By Winslow Myers
“The human capacity to ‘live in truth,’ . . . is the nuclear weapon that gives power to the powerless.” —Michael Zantowsky, writing about Vaclav Havel
I’m not an expert, just another interested citizen who follows the news, but something sticks in my craw about our negotiations with Iran, whether they are ultimately successful or not.
There is a huge distance between what can be realistically accomplished politically and some rarely acknowledged truths that might allow us to go much further. I admire the way President Obama (see the recent interview (link) with Tom Friedman in the New York Times) acknowledged candidly that Iran has had legitimate beefs with the U.S., like our meddling in their elections in 1953, or our support of Iraq in the Iran-Iraq war even as Saddam used chemical weapons against Iran. It’s a step toward truth, and not a mere giving in to facile moral relativism, to acknowledge that there are multiple frames of reference that are useful to take into account in international relations.
In no way should Iran be let off the hook for its virulent anti-Semitism and its own destructive meddling by proxy. But, as Obama rightly points out, Nixon negotiated successfully with China just as Reagan did with Soviet Russia, the erstwhile evil empire.
The true, almost entirely unspoken, context for negotiation between two or more sides in the nuclear age who each see the other as untrustworthy, flawed, or devious is epitomized by the sentence Albert Einstein wrote in a telegram to world leaders way back in 1946: “The unleashed power of the atom has changed everything save our modes of thinking, and we thus drift toward unparalleled catastrophe.”
That’s a huge assertion: everything has changed. Is it true?
Even taking into account U.S.-Russian arms reductions, there are still 17,500 nuclear weapons extant on this small planet, distributed among 9 nations. What Einstein prophesied has come to pass in spades: the nuclear powers maintain an elaborate fiction that their security interests are furthered by possessing a robust nuclear arsenal and that deterrence will protect us all forever into the future.

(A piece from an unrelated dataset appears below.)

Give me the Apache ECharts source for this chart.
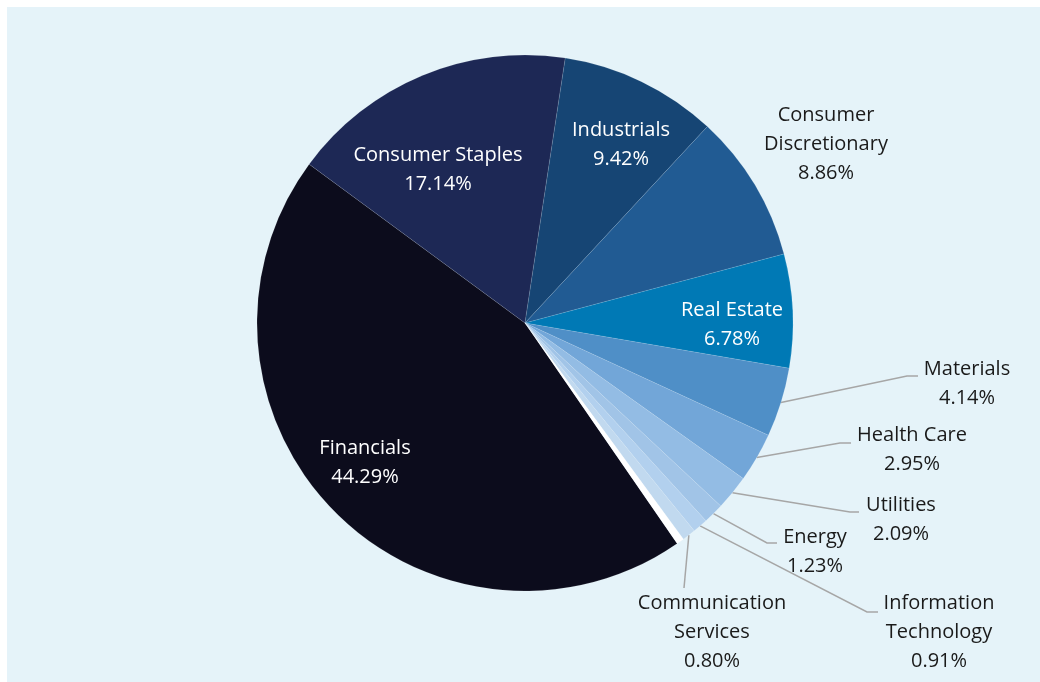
<!DOCTYPE html>
<html>
<head>
<meta charset="utf-8">
<script src="https://cdn.jsdelivr.net/npm/echarts@6/dist/echarts.min.js"></script>
<style>
html,body{margin:0;padding:0;background:#ffffff;}
#chart{width:1040px;height:682px;}
</style>
</head>
<body>
<div id="chart"></div>
<script>
// ---- data ----
const categories = ['Financials','Consumer Staples','Industrials','Consumer Discretionary','Real Estate','Materials','Health Care','Utilities','Energy','Information Technology','Communication Services','Other'];
const values = [44.29, 17.14, 9.42, 8.86, 6.78, 4.14, 2.95, 2.09, 1.23, 0.91, 0.80, 0.45];
const labelNames = ['Financials','Consumer Staples','Industrials','Consumer\nDiscretionary','Real Estate','Materials','Health Care','Utilities','Energy','Information\nTechnology','Communication\nServices',''];

// ---- styles ----
const colors = ['#0c0c1c','#1d2855','#164574','#215b93','#0079b5','#4f8fc7','#72a6d8','#93bce4','#a1c4e7','#b2d0ee','#c1d9ef','#ffffff'];
const insideLabel = [true,true,true,false,true,false,false,false,false,false,false,false];
const labelPos = [[365,463],[438,170],[621,145],[826,144],[732,325],[967,384],[912,450],[901,520],[815,552],[939,632],[712,632],null];
const lineTail = [null,null,null,null,null,
  [[907,376],[918,376]],
  [[840,443],[851,443]],
  [[850,512],[859,512]],
  [[767,543],[777,543]],
  [[867,612],[878,612]],
  [[684,588],[684,588]],
  null];

const CX = 525, CY = 323, R = 268;
const startAngle = -55.4;

const total = values.reduce((a,b)=>a+b,0);
function edgePoint(i){
  let acc = 0;
  for (let k=0;k<i;k++) acc += values[k];
  const mid = (acc + values[i]/2)/total*360; // clockwise degrees from start
  const a = (startAngle - mid) * Math.PI/180;
  return [CX + R*Math.cos(a), CY - R*Math.sin(a)];
}

const data = categories.map((c,i)=>{
  const item = {
    name: c,
    value: values[i],
    itemStyle: {color: colors[i]},
    label: {
      show: labelNames[i] !== '',
      color: insideLabel[i] ? '#ffffff' : '#1a1a1a'
    },
    labelLine: {show: !!lineTail[i]}
  };
  if (i === categories.length-1) {
    item.emphasis = {disabled:true};
  }
  return item;
});

const chart = echarts.init(document.getElementById('chart'), null, {renderer:'canvas'});
chart.setOption({
  backgroundColor: '#ffffff',
  animation: false,
  graphic: [{
    type: 'rect', z: -10, silent: true,
    shape: {x: 7, y: 7, width: 1040, height: 682},
    style: {fill: '#e5f3f9'}
  }],
  series: [{
    type: 'pie',
    center: [CX, CY],
    radius: R,
    startAngle: startAngle,
    clockwise: true,
    avoidLabelOverlap: false,
    silent: true,
    itemStyle: {borderColor: 'rgba(255,255,255,0.18)', borderWidth: 0.6},
    label: {
      position: 'outside',
      fontFamily: '"Open Sans", "Noto Sans", sans-serif',
      fontSize: 20,
      lineHeight: 29,
      align: 'center',
      formatter: p => labelNames[p.dataIndex] + '\n' + values[p.dataIndex].toFixed(2) + '%'
    },
    labelLine: {
      show: true,
      length: 10, length2: 10,
      lineStyle: {color: '#a6a6a6', width: 1.5}
    },
    labelLayout: function(params){
      const i = params.dataIndex;
      const pos = labelPos[i];
      if (!pos) return {};
      const res = {x: pos[0], y: pos[1], align: 'center', verticalAlign: 'middle'};
      if (lineTail[i]) {
        res.labelLinePoints = [edgePoint(i), lineTail[i][0], lineTail[i][1]];
      }
      return res;
    },
    data: data
  }]
});
</script>
</body>
</html>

This is the Big Lie that undergirds our anxious search for security.
The truth—the new mode of thinking that Einstein implied is desperately needed—is that the existence of nuclear weapons, no matter who has them, is a common, shared, trans-national challenge that, far from making us safer, moves us day by day toward the abyss. Ordinary people seem to have a clearer grasp of this than “experts” and politicians determined to maintain the status quo, a status quo that is actually a gradual drift, as Einstein said, toward catastrophe.
The assumption is that America is so technically advanced that our nuclear weapons are fail-safe must be set against accounts in the news of the bored servicemen in the missile silos of the Midwest cheating on readiness tests. Should a fatal error occur and a nuclear war begin by accident, it would be an ultimate evil that far transcends the putative good or evil of any existing national regime—including the United States, which refuses to see itself as anything but an exceptional force for good in the world.
A further danger of this illusion of exceptionalism is our propensity to define ourselves by who our enemies are (Iran tortures routinely; we do not—wait—oops!) without examining our own role in the mix. Politicians who wish to distract their constituency from domestic difficulties can find the notion of a fearsome “other,” whether African at home or Persian abroad, all too convenient—setting aside that it keeps the weapons industry humming. The truth is, on this small planet, there is no “other.” We’re all in this together.
So perhaps what bothers this ordinary citizen about the frenetic negotiations with Iran and the equally frenetic opposition to them on the part of hard-liners in both countries is the elephant in the room of a grossly hypocritical double standard. Our thousands of nukes, Israel’s hundreds, Pakistan’s hundred or so are O.K. Iran coming anywhere near building even one—not O.K.
Einstein would see this double standard, almost seventy years beyond his pronunciation of naked truth, as deeply illusory—a kind of planetary psychosis rooted in a now obsolete mode of thinking, which pits nation against nation as if we were back in the time before the world wars, when the most destructive weapon was a cannonball.
While we ought to applaud Obama and Kerry for their tenacious perseverance and fervently hope the newly minted arrangements with Iran overcome the doubts both in our Congress and among Iranian hard-liners, the deeper issue of seeking the worldwide abolition of nuclear weapons, no exceptions, continues to be painfully ignored in favor of obsolete power politics based on the Big Lie. Only if we live in truth can this be changed.
Winslow Myers, the author of “Living Beyond War: A Citizen’s Guide,” writes on global issues and serves on the Advisory Board of the War Prevention Initiative.